In this course you will never need to compute \(r\) by hand, we will always be using Minitab Express to perform these calculations. 

MinitabExpress  – Computing Pearson's r

We previously created a scatterplot of quiz averages and final exam scores and observed a linear relationship. Here, we will compute the correlation between these two variables.

  1. Open the data set:
  2. On a PC: Select STATISTICS > Correlation > Correlation 
    On a MAC: Select Statistics > Regression > Correlation
  3. Double click the Quiz_Average and Final in the box on the left to insert them into the Variables box
  4. Click OK

This should result in the following output:

Pearson correlation of Quiz_Average and Final = 0.608630
P-Value = <0.0001
Video Walkthrough

Select your operating system below to see a step-by-step guide for this example.

Properties of Pearson's r Section

  1. \(-1\leq r \leq +1\)
  2. For a positive association, \(r>0\), for a negative association \(r<0\), if there is no relationship \(r=0\)
  3. The closer \(r\) is to 0 the weaker the relationship and the closer to +1 or -1 the stronger the relationship (e.g., \(r=-.88\) is a stronger relationship than \(r=+.60\)); the sign of the correlation provides direction only
  4. Correlation is unit free; the \(x\) and \(y\) variables do NOT need to be on the same scale (e.g., it is possible to compute the correlation between height in centimeters and weight in pounds)
  5. It does not matter which variable you label as \(x\) and which you label as \(y\).
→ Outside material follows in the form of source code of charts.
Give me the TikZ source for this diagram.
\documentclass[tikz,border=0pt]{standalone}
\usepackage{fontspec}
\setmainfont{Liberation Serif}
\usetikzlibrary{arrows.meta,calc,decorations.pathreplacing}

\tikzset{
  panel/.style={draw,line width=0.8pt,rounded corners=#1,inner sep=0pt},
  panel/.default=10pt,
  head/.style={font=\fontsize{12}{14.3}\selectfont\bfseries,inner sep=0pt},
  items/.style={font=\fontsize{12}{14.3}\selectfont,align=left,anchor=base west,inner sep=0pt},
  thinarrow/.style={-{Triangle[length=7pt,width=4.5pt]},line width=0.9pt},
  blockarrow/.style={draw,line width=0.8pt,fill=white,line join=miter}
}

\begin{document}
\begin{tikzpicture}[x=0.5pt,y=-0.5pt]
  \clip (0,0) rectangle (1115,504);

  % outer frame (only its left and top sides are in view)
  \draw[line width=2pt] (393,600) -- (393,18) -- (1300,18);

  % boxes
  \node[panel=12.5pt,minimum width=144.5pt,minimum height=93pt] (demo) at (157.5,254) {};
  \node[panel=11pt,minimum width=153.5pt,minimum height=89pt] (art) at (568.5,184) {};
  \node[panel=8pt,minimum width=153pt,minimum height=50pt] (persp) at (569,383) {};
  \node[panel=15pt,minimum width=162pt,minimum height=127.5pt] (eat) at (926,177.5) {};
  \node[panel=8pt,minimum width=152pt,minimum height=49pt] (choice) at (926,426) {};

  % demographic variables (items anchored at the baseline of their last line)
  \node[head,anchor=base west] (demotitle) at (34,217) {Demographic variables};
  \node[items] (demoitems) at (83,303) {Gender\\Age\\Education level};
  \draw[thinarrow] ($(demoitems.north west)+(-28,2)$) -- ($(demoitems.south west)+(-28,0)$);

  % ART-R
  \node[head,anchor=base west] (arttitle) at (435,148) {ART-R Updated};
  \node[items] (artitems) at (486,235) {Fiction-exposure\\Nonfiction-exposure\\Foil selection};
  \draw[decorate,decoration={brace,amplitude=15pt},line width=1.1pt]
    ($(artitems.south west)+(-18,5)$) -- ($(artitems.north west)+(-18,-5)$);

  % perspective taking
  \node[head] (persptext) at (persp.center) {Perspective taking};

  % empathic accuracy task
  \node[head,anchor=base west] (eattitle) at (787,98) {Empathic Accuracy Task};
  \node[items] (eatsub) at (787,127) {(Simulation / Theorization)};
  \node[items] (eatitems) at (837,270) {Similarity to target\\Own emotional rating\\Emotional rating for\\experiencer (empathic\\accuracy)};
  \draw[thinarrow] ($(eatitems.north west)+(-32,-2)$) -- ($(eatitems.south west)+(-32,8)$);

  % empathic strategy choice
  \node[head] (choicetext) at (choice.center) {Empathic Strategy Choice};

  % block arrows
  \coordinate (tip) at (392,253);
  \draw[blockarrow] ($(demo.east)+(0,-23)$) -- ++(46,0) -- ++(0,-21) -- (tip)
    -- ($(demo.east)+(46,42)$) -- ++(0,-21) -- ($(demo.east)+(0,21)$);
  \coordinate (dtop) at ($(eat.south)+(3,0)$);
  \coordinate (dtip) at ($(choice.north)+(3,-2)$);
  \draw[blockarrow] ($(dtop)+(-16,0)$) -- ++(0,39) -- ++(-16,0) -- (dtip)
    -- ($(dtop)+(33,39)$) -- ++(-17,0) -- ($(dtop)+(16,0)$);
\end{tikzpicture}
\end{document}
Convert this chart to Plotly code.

The correlation between \(x\) and \(y\) is equal to the correlation between \(y\) and \(x\). 

The following table may serve as a guideline when evaluating correlation coefficients

Absolute Value of \(r\) Strength of the Relationship
0 - 0.2 Very weak
0.2 - 0.4 Weak
0.4 - 0.6 Moderate
0.6 - 0.8 Strong
0.8 - 1.0 Very strong